<<<<

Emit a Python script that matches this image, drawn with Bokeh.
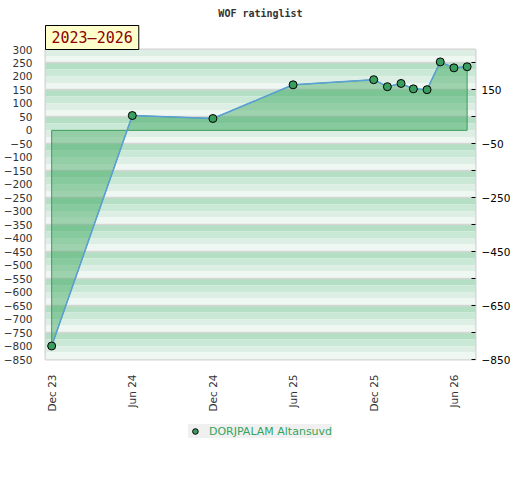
import math
import pandas as pd
from bokeh.plotting import figure
from bokeh.layouts import column
from bokeh.models import (FixedTicker, LinearAxis, DatetimeTickFormatter, Legend,
                          LegendItem, Title, Range1d)
from bokeh.embed import file_html
from bokeh.resources import INLINE

# ---- data ----
dates = ["2023-12-01", "2024-06-01", "2024-12-01", "2025-06-01", "2025-12-01",
         "2026-01-01", "2026-02-01", "2026-03-01", "2026-04-01", "2026-05-01",
         "2026-06-01", "2026-07-01"]
ratings = [-800, 55, 44, 169, 188, 162, 174, 154, 151, 254, 232, 236]
series_name = "DORJPALAM Altansuvd"
x_tick_dates = ["2023-12-01", "2024-06-01", "2024-12-01", "2025-06-01",
                "2025-12-01", "2026-06-01"]
left_ticks = list(range(-850, 301, 50))
right_major = [-850, -650, -450, -250, -50, 150]
right_minor = [-750, -550, -350, -150, 50, 250]
grid_lines = [250, 150, 50, -50, -150, -250, -350, -450, -550, -650, -750]
period_label = "2023\u20132026"
title_text = "WOF ratinglist"

x = pd.to_datetime(dates)
x_start = pd.Timestamp("2023-11-17")
x_end = pd.Timestamp("2026-07-20")
y_lo, y_hi = -850, 300

p = figure(frame_width=430, frame_height=310, x_axis_type="datetime",
           output_backend="svg", toolbar_location=None,
           x_range=Range1d(x_start, x_end), y_range=Range1d(y_lo, y_hi),
           min_border_left=37, min_border_right=0, min_border_top=42,
           min_border_bottom=64, title=None)
p.background_fill_color = "white"
p.border_fill_color = "white"
p.outline_line_color = "#d4d4d4"
p.outline_line_width = 2
p.xgrid.visible = False
p.ygrid.visible = False

# background stripes (25-unit sub-bands, 100-unit pattern)
stripe_colors = ["#b4dfc5", "#c9e8d5", "#ddefe4", "#eff7f2"]
y0s, y1s, cols = [], [], []
for top in range(y_hi, y_lo, -25):
    y0s.append(top - 25)
    y1s.append(top)
    cols.append(stripe_colors[((250 - top) % 100) // 25])
p.hstrip(y0=y0s, y1=y1s, fill_color=cols, line_color=None)
p.hspan(y=grid_lines, line_color="#d6d6d6", line_width=1.5)

# area to zero
px = list(x) + [x[-1], x[0]]
py = ratings + [0, 0]
p.patch(px, py, fill_color="#2ea052", fill_alpha=0.42,
        line_color="#3d9b5c", line_width=1)
p.line(x, ratings, line_color="#5b9fd8", line_width=1.5)
p.scatter(x, ratings, size=8, fill_color="#3a9e5f",
          line_color="black", line_width=1)

# x axis
ticks_ms = [pd.Timestamp(d).value // 10**6 for d in x_tick_dates]
xa = p.xaxis[0]
xa.ticker = FixedTicker(ticks=ticks_ms)
xa.formatter = DatetimeTickFormatter(days="%b %y", months="%b %y", years="%b %y",
                                     hours="%b %y", minutes="%b %y")
xa.major_label_orientation = math.pi / 2
xa.major_tick_line_color = None
xa.minor_tick_line_color = None
xa.axis_line_color = None
xa.major_label_standoff = 9
xa.major_label_text_font = "DejaVu Sans"
xa.major_label_text_font_size = "10.5px"
xa.major_label_text_color = "#333333"

# left y axis
ya = p.yaxis[0]
ya.ticker = FixedTicker(ticks=left_ticks)
ya.major_tick_line_color = None
ya.minor_tick_line_color = None
ya.axis_line_color = None
ya.major_label_standoff = 7
ya.major_label_text_font = "DejaVu Sans"
ya.major_label_text_font_size = "10.5px"
ya.major_label_text_color = "#333333"

# right y axis
ra = LinearAxis(ticker=FixedTicker(ticks=right_major, minor_ticks=right_minor))
ra.major_tick_in = 4
ra.major_tick_out = 0
ra.minor_tick_in = 4
ra.minor_tick_out = 0
ra.major_tick_line_color = "black"
ra.minor_tick_line_color = "black"
ra.axis_line_color = None
ra.major_label_standoff = 6
ra.major_label_text_font = "DejaVu Sans"
ra.major_label_text_font_size = "10.5px"
ra.major_label_text_color = "black"
p.add_layout(ra, "right")

# period badge and title (side panel, above)
badge = Title(text=period_label, align="left", offset=0, standoff=0,
              text_font="DejaVu Sans Mono", text_font_size="15px",
              text_font_style="normal",
              text_color="#8b0000", background_fill_color="#ffffcc",
              border_line_color="black", border_line_width=1, padding=(6, 3))
p.add_layout(badge, "above")
main_title = Title(text=title_text, align="center", standoff=10,
                   text_font="DejaVu Sans Mono", text_font_size="10px",
                   text_font_style="bold", text_color="#333333")
p.add_layout(main_title, "above")

# legend strip (separate small figure; its key renderer lies outside its ranges)
lg = figure(frame_width=430, height=56, output_backend="svg", toolbar_location=None,
            x_range=(0, 1), y_range=(0, 1), x_axis_location=None,
            y_axis_location=None, min_border=0, min_border_left=37,
            min_border_right=45)
lg.outline_line_color = None
lg.xgrid.visible = False
lg.ygrid.visible = False
key = lg.scatter(x=x, y=ratings, size=8, fill_color="#3a9e5f",
                 line_color="black", line_width=1)
legend = Legend(items=[LegendItem(label=series_name, renderers=[key])],
                location="top_center", orientation="horizontal",
                background_fill_color="#f0f0f0", background_fill_alpha=1,
                border_line_color=None, label_text_color="#35a55e",
                label_text_font="DejaVu Sans", label_text_font_size="11px",
                glyph_width=14, glyph_height=14, label_height=14,
                label_standoff=7, margin=1, padding=4)
lg.add_layout(legend, "center")

layout = column(p, lg, spacing=0)
open("out.html", "w").write(file_html(layout, INLINE))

>>>>

Except for the pictures, copy the material above exactly.

Emit a Python script that matches this image, drawn with Bokeh.
import math
import pandas as pd
from bokeh.plotting import figure
from bokeh.layouts import column
from bokeh.models import (FixedTicker, LinearAxis, DatetimeTickFormatter, Legend,
                          LegendItem, Title, Range1d)
from bokeh.embed import file_html
from bokeh.resources import INLINE

# ---- data ----
dates = ["2023-12-01", "2024-06-01", "2024-12-01", "2025-06-01", "2025-12-01",
         "2026-01-01", "2026-02-01", "2026-03-01", "2026-04-01", "2026-05-01",
         "2026-06-01", "2026-07-01"]
ratings = [-800, 55, 44, 169, 188, 162, 174, 154, 151, 254, 232, 236]
series_name = "DORJPALAM Altansuvd"
x_tick_dates = ["2023-12-01", "2024-06-01", "2024-12-01", "2025-06-01",
                "2025-12-01", "2026-06-01"]
left_ticks = list(range(-850, 301, 50))
right_major = [-850, -650, -450, -250, -50, 150]
right_minor = [-750, -550, -350, -150, 50, 250]
grid_lines = [250, 150, 50, -50, -150, -250, -350, -450, -550, -650, -750]
period_label = "2023\u20132026"
title_text = "WOF ratinglist"

x = pd.to_datetime(dates)
x_start = pd.Timestamp("2023-11-17")
x_end = pd.Timestamp("2026-07-20")
y_lo, y_hi = -850, 300

p = figure(frame_width=430, frame_height=310, x_axis_type="datetime",
           output_backend="svg", toolbar_location=None,
           x_range=Range1d(x_start, x_end), y_range=Range1d(y_lo, y_hi),
           min_border_left=37, min_border_right=0, min_border_top=42,
           min_border_bottom=64, title=None)
p.background_fill_color = "white"
p.border_fill_color = "white"
p.outline_line_color = "#d4d4d4"
p.outline_line_width = 2
p.xgrid.visible = False
p.ygrid.visible = False

# background stripes (25-unit sub-bands, 100-unit pattern)
stripe_colors = ["#b4dfc5", "#c9e8d5", "#ddefe4", "#eff7f2"]
y0s, y1s, cols = [], [], []
for top in range(y_hi, y_lo, -25):
    y0s.append(top - 25)
    y1s.append(top)
    cols.append(stripe_colors[((250 - top) % 100) // 25])
p.hstrip(y0=y0s, y1=y1s, fill_color=cols, line_color=None)
p.hspan(y=grid_lines, line_color="#d6d6d6", line_width=1.5)

# area to zero
px = list(x) + [x[-1], x[0]]
py = ratings + [0, 0]
p.patch(px, py, fill_color="#2ea052", fill_alpha=0.42,
        line_color="#3d9b5c", line_width=1)
p.line(x, ratings, line_color="#5b9fd8", line_width=1.5)
p.scatter(x, ratings, size=8, fill_color="#3a9e5f",
          line_color="black", line_width=1)

# x axis
ticks_ms = [pd.Timestamp(d).value // 10**6 for d in x_tick_dates]
xa = p.xaxis[0]
xa.ticker = FixedTicker(ticks=ticks_ms)
xa.formatter = DatetimeTickFormatter(days="%b %y", months="%b %y", years="%b %y",
                                     hours="%b %y", minutes="%b %y")
xa.major_label_orientation = math.pi / 2
xa.major_tick_line_color = None
xa.minor_tick_line_color = None
xa.axis_line_color = None
xa.major_label_standoff = 9
xa.major_label_text_font = "DejaVu Sans"
xa.major_label_text_font_size = "10.5px"
xa.major_label_text_color = "#333333"

# left y axis
ya = p.yaxis[0]
ya.ticker = FixedTicker(ticks=left_ticks)
ya.major_tick_line_color = None
ya.minor_tick_line_color = None
ya.axis_line_color = None
ya.major_label_standoff = 7
ya.major_label_text_font = "DejaVu Sans"
ya.major_label_text_font_size = "10.5px"
ya.major_label_text_color = "#333333"

# right y axis
ra = LinearAxis(ticker=FixedTicker(ticks=right_major, minor_ticks=right_minor))
ra.major_tick_in = 4
ra.major_tick_out = 0
ra.minor_tick_in = 4
ra.minor_tick_out = 0
ra.major_tick_line_color = "black"
ra.minor_tick_line_color = "black"
ra.axis_line_color = None
ra.major_label_standoff = 6
ra.major_label_text_font = "DejaVu Sans"
ra.major_label_text_font_size = "10.5px"
ra.major_label_text_color = "black"
p.add_layout(ra, "right")

# period badge and title (side panel, above)
badge = Title(text=period_label, align="left", offset=0, standoff=0,
              text_font="DejaVu Sans Mono", text_font_size="15px",
              text_font_style="normal",
              text_color="#8b0000", background_fill_color="#ffffcc",
              border_line_color="black", border_line_width=1, padding=(6, 3))
p.add_layout(badge, "above")
main_title = Title(text=title_text, align="center", standoff=10,
                   text_font="DejaVu Sans Mono", text_font_size="10px",
                   text_font_style="bold", text_color="#333333")
p.add_layout(main_title, "above")

# legend strip (separate small figure; its key renderer lies outside its ranges)
lg = figure(frame_width=430, height=56, output_backend="svg", toolbar_location=None,
            x_range=(0, 1), y_range=(0, 1), x_axis_location=None,
            y_axis_location=None, min_border=0, min_border_left=37,
            min_border_right=45)
lg.outline_line_color = None
lg.xgrid.visible = False
lg.ygrid.visible = False
key = lg.scatter(x=x, y=ratings, size=8, fill_color="#3a9e5f",
                 line_color="black", line_width=1)
legend = Legend(items=[LegendItem(label=series_name, renderers=[key])],
                location="top_center", orientation="horizontal",
                background_fill_color="#f0f0f0", background_fill_alpha=1,
                border_line_color=None, label_text_color="#35a55e",
                label_text_font="DejaVu Sans", label_text_font_size="11px",
                glyph_width=14, glyph_height=14, label_height=14,
                label_standoff=7, margin=1, padding=4)
lg.add_layout(legend, "center")

layout = column(p, lg, spacing=0)
open("out.html", "w").write(file_html(layout, INLINE))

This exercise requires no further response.